> _TO DO_
Only the lines between the line with "What React, TypeScript" and the line with "const legendY = d3.scaleLinear().domain([0, categories.length", together with those two lines themselves, are to be copied exactly.

> _AVAILABLE DATA_
════════

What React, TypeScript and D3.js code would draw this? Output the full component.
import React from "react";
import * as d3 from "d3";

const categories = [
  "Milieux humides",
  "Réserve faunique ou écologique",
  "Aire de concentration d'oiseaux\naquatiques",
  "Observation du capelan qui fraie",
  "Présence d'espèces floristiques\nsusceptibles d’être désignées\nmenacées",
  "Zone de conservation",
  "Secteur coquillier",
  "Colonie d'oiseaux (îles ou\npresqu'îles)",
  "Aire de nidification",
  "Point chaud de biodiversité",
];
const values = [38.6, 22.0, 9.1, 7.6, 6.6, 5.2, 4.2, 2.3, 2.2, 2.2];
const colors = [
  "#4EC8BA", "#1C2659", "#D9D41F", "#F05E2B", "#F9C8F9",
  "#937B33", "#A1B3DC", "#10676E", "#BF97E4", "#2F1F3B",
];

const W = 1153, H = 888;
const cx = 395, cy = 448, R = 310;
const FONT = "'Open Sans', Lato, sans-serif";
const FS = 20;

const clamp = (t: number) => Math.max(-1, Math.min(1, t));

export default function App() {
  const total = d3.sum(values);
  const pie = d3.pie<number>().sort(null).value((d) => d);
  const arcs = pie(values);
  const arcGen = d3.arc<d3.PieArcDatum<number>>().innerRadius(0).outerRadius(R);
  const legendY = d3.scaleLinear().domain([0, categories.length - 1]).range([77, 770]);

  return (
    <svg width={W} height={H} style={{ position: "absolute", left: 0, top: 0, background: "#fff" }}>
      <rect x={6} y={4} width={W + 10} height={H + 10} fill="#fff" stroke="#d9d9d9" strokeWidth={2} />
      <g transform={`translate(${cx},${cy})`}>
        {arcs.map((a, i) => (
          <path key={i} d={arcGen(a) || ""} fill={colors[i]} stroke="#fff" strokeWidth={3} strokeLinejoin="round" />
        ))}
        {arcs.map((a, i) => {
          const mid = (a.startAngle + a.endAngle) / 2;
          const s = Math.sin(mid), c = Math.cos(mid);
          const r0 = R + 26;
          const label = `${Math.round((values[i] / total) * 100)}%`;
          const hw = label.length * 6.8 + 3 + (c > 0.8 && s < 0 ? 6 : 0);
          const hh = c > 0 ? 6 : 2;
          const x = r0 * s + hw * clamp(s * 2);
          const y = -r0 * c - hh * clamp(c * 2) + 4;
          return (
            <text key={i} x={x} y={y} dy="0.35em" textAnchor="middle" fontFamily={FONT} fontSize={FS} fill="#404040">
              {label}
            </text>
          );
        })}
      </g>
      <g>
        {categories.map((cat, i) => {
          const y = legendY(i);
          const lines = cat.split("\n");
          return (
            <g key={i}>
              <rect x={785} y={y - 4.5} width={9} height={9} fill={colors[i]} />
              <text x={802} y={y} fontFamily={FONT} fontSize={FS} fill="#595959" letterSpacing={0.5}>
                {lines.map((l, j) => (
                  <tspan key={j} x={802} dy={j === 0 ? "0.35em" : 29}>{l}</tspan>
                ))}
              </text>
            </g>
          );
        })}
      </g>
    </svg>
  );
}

════════

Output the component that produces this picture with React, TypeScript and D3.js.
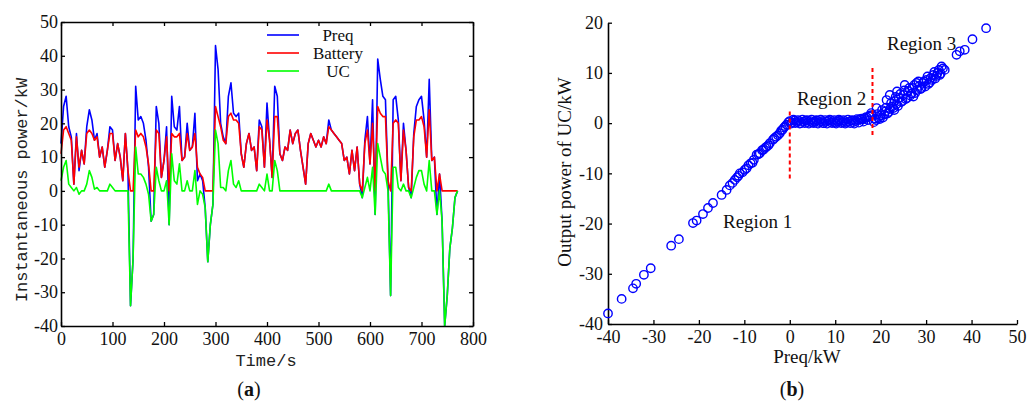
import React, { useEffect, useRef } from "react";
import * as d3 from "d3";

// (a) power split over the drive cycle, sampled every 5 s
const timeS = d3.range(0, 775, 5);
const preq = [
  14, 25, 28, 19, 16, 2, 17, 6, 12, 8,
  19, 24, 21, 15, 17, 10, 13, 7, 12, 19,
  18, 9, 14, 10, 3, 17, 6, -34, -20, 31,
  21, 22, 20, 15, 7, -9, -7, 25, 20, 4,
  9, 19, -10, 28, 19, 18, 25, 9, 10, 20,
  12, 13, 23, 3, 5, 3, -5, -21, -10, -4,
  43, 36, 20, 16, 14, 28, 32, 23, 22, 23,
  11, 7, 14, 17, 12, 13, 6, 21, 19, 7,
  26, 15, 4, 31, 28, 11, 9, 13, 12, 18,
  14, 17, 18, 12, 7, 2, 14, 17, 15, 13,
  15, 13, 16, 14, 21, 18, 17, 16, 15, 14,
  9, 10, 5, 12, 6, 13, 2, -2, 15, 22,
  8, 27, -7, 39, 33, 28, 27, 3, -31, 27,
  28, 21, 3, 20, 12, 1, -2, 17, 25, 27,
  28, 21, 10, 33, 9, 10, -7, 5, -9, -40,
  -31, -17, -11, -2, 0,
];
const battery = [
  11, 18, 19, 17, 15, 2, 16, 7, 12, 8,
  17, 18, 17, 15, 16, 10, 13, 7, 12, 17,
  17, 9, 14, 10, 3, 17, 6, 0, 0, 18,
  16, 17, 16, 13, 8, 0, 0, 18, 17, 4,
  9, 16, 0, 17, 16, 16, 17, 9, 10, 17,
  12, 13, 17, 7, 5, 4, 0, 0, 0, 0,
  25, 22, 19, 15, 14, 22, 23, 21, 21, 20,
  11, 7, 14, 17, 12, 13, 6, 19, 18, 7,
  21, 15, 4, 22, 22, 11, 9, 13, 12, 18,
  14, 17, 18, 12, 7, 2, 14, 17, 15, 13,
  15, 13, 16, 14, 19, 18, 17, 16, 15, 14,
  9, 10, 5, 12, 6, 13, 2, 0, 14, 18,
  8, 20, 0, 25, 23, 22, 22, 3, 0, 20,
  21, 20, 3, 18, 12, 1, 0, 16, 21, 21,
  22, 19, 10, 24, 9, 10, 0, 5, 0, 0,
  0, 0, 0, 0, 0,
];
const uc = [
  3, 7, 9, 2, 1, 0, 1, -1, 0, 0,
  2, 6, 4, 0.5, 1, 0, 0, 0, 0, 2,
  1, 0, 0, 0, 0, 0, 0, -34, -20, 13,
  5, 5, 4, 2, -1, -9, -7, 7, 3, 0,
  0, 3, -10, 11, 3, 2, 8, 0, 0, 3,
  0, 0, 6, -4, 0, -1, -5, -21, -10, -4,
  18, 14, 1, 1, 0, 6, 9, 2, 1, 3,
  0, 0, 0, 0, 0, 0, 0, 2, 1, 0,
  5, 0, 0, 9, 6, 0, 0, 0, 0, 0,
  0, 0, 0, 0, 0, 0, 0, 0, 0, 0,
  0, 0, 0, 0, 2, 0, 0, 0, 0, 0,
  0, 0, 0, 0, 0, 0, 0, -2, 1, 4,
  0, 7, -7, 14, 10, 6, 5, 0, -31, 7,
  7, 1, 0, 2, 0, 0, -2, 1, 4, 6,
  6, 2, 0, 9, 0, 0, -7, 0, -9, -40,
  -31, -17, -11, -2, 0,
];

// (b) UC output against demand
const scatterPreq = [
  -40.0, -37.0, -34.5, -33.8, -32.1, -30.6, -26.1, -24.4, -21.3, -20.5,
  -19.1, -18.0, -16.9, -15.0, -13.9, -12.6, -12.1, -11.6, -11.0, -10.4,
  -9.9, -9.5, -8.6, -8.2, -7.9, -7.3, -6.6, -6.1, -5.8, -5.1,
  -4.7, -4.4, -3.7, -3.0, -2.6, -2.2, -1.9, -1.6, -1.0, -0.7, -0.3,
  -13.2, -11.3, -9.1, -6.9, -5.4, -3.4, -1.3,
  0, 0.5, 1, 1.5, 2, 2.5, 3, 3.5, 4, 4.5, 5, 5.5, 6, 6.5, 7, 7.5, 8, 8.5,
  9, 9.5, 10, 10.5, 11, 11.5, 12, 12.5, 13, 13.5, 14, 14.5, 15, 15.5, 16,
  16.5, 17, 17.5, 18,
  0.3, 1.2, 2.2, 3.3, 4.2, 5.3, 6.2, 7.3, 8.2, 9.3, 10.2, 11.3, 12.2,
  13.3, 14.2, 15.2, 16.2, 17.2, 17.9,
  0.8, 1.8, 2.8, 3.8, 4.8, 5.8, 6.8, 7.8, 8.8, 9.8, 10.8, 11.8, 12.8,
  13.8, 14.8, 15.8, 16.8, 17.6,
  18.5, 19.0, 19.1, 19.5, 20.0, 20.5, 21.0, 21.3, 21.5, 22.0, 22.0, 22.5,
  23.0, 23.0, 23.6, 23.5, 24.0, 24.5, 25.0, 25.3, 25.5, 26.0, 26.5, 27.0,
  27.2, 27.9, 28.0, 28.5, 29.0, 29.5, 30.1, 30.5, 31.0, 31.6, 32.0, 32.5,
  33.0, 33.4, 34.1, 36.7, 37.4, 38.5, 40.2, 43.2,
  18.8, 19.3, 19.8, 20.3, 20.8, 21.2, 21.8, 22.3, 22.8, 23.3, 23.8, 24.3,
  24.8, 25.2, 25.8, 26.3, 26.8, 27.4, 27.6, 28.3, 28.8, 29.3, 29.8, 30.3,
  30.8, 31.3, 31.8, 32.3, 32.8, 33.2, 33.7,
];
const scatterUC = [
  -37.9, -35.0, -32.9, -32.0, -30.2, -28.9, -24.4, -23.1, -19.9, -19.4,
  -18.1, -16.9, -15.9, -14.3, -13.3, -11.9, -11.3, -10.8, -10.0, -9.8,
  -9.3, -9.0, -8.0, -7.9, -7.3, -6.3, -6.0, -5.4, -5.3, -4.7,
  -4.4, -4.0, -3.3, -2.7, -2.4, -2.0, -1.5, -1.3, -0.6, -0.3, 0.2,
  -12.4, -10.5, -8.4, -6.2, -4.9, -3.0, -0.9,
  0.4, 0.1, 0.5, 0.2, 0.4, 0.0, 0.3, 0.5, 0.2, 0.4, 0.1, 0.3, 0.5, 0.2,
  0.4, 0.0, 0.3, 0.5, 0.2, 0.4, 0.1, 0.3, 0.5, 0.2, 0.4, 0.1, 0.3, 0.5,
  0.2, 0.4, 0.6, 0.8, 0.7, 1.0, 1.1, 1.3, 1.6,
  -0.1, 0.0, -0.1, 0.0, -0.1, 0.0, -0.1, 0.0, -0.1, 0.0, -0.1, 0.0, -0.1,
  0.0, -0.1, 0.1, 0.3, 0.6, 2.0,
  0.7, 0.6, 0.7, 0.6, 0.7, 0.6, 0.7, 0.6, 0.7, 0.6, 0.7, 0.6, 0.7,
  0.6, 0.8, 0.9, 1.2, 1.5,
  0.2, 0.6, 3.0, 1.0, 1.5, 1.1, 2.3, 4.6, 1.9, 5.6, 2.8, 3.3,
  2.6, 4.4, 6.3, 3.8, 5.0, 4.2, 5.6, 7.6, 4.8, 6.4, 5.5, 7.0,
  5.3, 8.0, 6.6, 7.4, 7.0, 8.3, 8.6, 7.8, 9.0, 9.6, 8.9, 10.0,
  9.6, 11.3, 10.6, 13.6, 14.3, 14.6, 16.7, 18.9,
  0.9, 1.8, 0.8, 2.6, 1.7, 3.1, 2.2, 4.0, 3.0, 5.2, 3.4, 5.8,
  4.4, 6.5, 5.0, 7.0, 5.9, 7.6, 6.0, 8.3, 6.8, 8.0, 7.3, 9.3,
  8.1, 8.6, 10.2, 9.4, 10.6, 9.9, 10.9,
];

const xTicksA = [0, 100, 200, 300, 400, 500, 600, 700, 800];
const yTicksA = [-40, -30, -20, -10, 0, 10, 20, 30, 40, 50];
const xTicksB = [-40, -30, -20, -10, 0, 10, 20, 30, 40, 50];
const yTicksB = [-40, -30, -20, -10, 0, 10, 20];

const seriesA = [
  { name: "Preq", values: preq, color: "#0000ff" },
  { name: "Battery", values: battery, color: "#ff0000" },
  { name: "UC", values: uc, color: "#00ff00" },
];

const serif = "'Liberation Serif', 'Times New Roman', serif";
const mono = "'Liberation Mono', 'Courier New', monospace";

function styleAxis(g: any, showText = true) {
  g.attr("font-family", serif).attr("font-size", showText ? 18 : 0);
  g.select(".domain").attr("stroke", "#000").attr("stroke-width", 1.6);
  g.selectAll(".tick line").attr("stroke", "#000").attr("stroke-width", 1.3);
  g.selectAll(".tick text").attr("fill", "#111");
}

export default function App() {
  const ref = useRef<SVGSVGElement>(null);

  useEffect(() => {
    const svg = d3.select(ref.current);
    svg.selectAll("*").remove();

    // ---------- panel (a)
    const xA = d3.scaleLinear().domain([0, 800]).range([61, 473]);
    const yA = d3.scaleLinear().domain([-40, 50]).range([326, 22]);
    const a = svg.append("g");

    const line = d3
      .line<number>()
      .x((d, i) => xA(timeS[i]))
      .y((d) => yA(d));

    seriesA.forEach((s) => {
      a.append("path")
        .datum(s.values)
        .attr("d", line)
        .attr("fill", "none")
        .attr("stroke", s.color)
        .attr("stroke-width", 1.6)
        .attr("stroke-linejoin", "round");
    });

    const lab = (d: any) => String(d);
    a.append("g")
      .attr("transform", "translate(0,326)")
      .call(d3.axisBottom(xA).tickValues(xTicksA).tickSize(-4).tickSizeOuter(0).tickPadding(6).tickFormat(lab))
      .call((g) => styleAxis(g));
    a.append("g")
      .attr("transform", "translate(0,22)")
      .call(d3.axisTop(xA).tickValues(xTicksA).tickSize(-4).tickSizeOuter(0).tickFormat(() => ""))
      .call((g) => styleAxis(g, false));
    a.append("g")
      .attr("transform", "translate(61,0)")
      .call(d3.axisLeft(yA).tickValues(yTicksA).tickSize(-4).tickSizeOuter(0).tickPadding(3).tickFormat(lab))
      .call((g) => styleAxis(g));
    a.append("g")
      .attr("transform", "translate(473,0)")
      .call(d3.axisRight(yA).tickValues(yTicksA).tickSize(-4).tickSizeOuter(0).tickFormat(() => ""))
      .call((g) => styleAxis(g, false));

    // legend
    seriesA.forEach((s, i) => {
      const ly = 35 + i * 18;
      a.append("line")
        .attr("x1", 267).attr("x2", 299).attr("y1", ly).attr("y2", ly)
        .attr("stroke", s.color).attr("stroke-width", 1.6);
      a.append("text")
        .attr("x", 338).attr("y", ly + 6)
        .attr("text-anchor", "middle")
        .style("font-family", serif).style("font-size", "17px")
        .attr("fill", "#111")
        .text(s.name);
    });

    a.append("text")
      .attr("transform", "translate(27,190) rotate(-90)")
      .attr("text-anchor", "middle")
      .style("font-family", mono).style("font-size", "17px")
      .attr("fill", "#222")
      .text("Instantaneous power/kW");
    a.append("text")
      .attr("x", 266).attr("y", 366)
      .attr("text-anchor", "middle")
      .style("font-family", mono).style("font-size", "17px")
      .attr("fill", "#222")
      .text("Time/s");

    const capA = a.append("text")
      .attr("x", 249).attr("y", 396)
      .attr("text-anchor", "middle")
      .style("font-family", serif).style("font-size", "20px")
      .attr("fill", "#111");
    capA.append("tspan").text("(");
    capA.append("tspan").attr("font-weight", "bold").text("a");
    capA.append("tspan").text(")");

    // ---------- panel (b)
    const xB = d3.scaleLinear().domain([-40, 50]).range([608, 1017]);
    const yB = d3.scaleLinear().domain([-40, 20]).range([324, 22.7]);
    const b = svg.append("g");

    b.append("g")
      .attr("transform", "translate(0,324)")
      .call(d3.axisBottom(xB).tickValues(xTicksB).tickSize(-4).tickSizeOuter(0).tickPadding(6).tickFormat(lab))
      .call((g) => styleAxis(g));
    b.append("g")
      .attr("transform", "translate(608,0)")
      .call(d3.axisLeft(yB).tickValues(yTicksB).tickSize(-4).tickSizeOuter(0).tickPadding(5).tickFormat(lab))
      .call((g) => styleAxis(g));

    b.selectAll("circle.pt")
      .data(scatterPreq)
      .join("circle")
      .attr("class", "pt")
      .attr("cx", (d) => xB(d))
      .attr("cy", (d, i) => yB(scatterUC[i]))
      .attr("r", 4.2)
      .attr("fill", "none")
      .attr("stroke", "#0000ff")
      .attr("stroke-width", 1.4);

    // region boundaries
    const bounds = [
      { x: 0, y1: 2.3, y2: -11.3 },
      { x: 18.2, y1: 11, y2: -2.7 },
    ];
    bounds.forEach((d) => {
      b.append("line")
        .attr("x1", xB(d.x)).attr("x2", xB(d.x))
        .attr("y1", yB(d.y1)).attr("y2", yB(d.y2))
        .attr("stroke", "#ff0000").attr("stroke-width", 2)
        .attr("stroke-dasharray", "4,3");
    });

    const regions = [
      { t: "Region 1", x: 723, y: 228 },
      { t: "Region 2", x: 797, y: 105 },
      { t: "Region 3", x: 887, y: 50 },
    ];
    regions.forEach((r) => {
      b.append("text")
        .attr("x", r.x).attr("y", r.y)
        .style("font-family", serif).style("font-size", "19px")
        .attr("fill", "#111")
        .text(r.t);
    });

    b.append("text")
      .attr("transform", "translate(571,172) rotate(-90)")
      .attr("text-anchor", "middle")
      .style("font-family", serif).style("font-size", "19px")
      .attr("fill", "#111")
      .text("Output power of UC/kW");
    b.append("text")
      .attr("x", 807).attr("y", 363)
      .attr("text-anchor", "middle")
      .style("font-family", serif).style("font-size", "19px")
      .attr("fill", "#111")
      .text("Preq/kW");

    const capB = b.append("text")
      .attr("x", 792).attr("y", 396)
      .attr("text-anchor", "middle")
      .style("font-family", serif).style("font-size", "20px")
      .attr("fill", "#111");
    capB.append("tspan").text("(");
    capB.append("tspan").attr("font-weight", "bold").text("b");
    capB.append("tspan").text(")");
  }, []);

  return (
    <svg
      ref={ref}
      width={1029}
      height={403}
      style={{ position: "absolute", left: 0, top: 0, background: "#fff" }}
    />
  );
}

════════

> _EXERCISE RESPONSE_
What React, TypeScript and D3.js code would draw this? Output the full component.
import React from "react";
import * as d3 from "d3";

const categories = [
  "Milieux humides",
  "Réserve faunique ou écologique",
  "Aire de concentration d'oiseaux\naquatiques",
  "Observation du capelan qui fraie",
  "Présence d'espèces floristiques\nsusceptibles d’être désignées\nmenacées",
  "Zone de conservation",
  "Secteur coquillier",
  "Colonie d'oiseaux (îles ou\npresqu'îles)",
  "Aire de nidification",
  "Point chaud de biodiversité",
];
const values = [38.6, 22.0, 9.1, 7.6, 6.6, 5.2, 4.2, 2.3, 2.2, 2.2];
const colors = [
  "#4EC8BA", "#1C2659", "#D9D41F", "#F05E2B", "#F9C8F9",
  "#937B33", "#A1B3DC", "#10676E", "#BF97E4", "#2F1F3B",
];

const W = 1153, H = 888;
const cx = 395, cy = 448, R = 310;
const FONT = "'Open Sans', Lato, sans-serif";
const FS = 20;

const clamp = (t: number) => Math.max(-1, Math.min(1, t));

export default function App() {
  const total = d3.sum(values);
  const pie = d3.pie<number>().sort(null).value((d) => d);
  const arcs = pie(values);
  const arcGen = d3.arc<d3.PieArcDatum<number>>().innerRadius(0).outerRadius(R);
  const legendY = d3.scaleLinear().domain([0, categories.length - 1]).range([77, 770]);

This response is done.